Alain Corbin, Histoire du silence, Albin Michel 2016. Lu par Alexandre Klein
Par Karim Oukaci le 17 juillet 2020, 06:30 - Histoire de la philosophie - Lien permanent
Alain Corbin, Histoire du silence. De la Renaissance à nos jours, Albin Michel, mars 2016 (216 pages), lu par Alexandre Klein.
Notre société connectée nous aurait fait perdre le sens du silence. Pire, le flot continu de paroles produit par l’hypermédiatisation nous le ferait désormais craindre. Pourtant, le silence est une source inestimable de vertus tant méditatives et réflexives que jouissives. C’est ce qu’entend nous rappeler l’historien français Alain Corbin dans son nouvel opus. Après avoir étudié les transformations de notre sensibilité aux odeurs, dans son célèbre Le Miasme et la Jonquille (1982), ou plus récemment notre rapport aux arbres ou au temps qu’il fait, ce spécialiste de l’histoire des sensibilités s’attache ici à écrire une histoire de notre relation au silence.
Rappelant que ce dernier n’est pas uniquement absence de bruits, il se propose d’en décrire tant la profonde richesse, que la discrète, mais incontournable présence dans nos existences. Pour ce faire, il en détaille en neuf chapitres les espaces, les usages et les représentations. Des chambres à coucher où il façonne l’intimité entre les êtres, aux forêts et aux déserts qui le magnifient, en passant par la nuit où il se réfugie, le silence est d’abord associé, dans notre imaginaire, à des lieux où il s’offre en majesté. Mais, au-delà du don, le silence est également, rappelle Corbin, l’objet d’apprentissages et de disciplines. À l’écolier, au militaire, au moine ou au courtisan, on demande souvent de se taire. Il faut dire que le silence est aussi une parole, il est porteur de sens. Il est, selon la belle expression de l’historien, cette « langue de l’âme » (p. 105) s’exprimant sur la page blanche comme dans l’œuvre d’art. Langage sans mot, le silence est en outre, et par conséquent, un outil stratégique.
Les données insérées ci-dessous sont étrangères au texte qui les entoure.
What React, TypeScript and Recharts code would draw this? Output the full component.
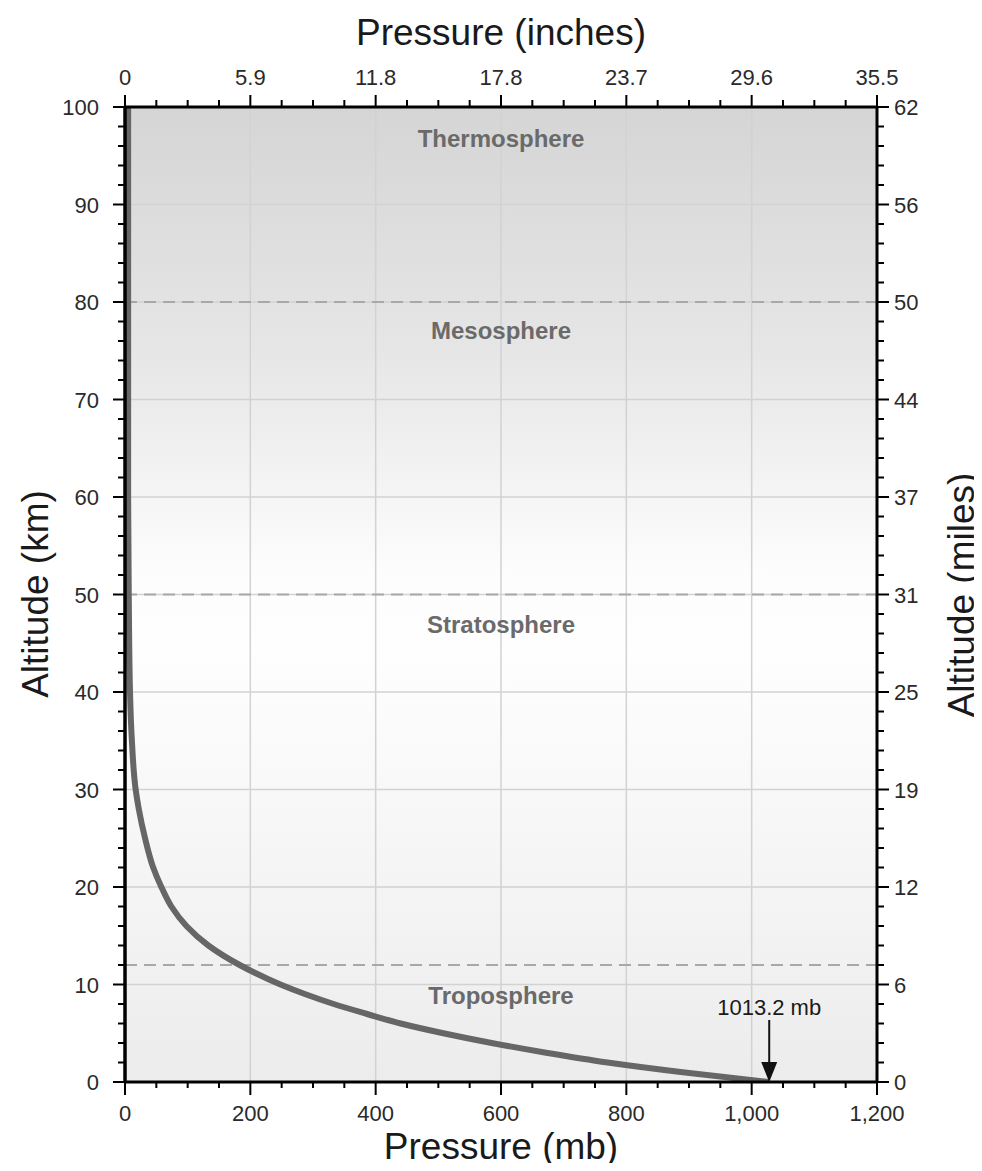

Servant les ambitions les plus diverses, il peut signifier l’ennui ou l’indifférence, autant que le mépris ou l’admiration, et trouve ainsi une place de choix au cœur de la conversation et surtout de son art. Véritable instrument tactique permettant d’administrer ses relations aux autres, le silence détermine également les relations à soi. Il est par excellence le temps d’exploration de notre intériorité. C’est pour cette raison, nous rappelle Corbin, qu’il est si présent lorsqu’il est question de sentiment. « Ingrédient essentiel de la profondeur de l’amour » (p. 145), le silence rythme en effet la vie des amants autant qu’il orchestre le désir des âmes. Il assure l’érotisme ou l’abandon de soi, autant qu’il peut sceller la séparation. Car lorsque les amoureux n’ont plus rien à se dire, le silence de l’amour peut se muer en silence de haine. Finalement, comme le souligne l’historien dans son postlude, le silence porte en lui tout le tragique de l’existence humaine, depuis ce silence qui précéda la Création jusqu’à celui qui qualifie, froidement, la mort. Élément essentiel de notre humanité, il pourrait ainsi être, autant que la parole dont il est le revers, ce qui nous définit. Une chose est sûre, c’est lui qui qualifie - au sens même de donner de la qualité - nos existences. C’est ce qu’avaient compris et décrit les Anciens, et c’est ce que nous rappelle Alain Corbin dans ce nouvel ouvrage en nous plongeant dans leur univers sensible.
En historien des émotions, Corbin souhaite en effet, avant tout, nous faire ressentir le passé et ses mentalités, afin de mieux nous le faire comprendre. C’est donc au fil de citations nombreuses que l’historien construit ici, discrètement, comme à tâtons, son propos. Se plaçant dans le sillage des mots d’Hugo, de Gracq, de Maeterlinck, de Saint-Exupéry ou de Proust, mais aussi dans l’ombre des toiles de Magritte, de La Tour, Hopper ou Degas (dont certaines sont reproduites dans un cahier central), Corbin nous plonge délicatement et habilement dans le monde passé du silence en en dressant un portrait vivant et éminemment sensible. Il nous invite ainsi à nous questionner et à repenser le rôle et la place du silence dans nos vies contemporaines hyperconnectées et flottant constamment dans un flux ininterrompu d’informations. Avec la finesse, l’habileté et surtout la sensibilité qui caractérisent son approche, Corbin nous offre davantage qu’un ouvrage d’histoire original et accessible. Il nous adresse une réflexion profonde - et que l’on comprend personnelle - sur le sens de la vie et sur la direction prise par nos sociétés contemporaines.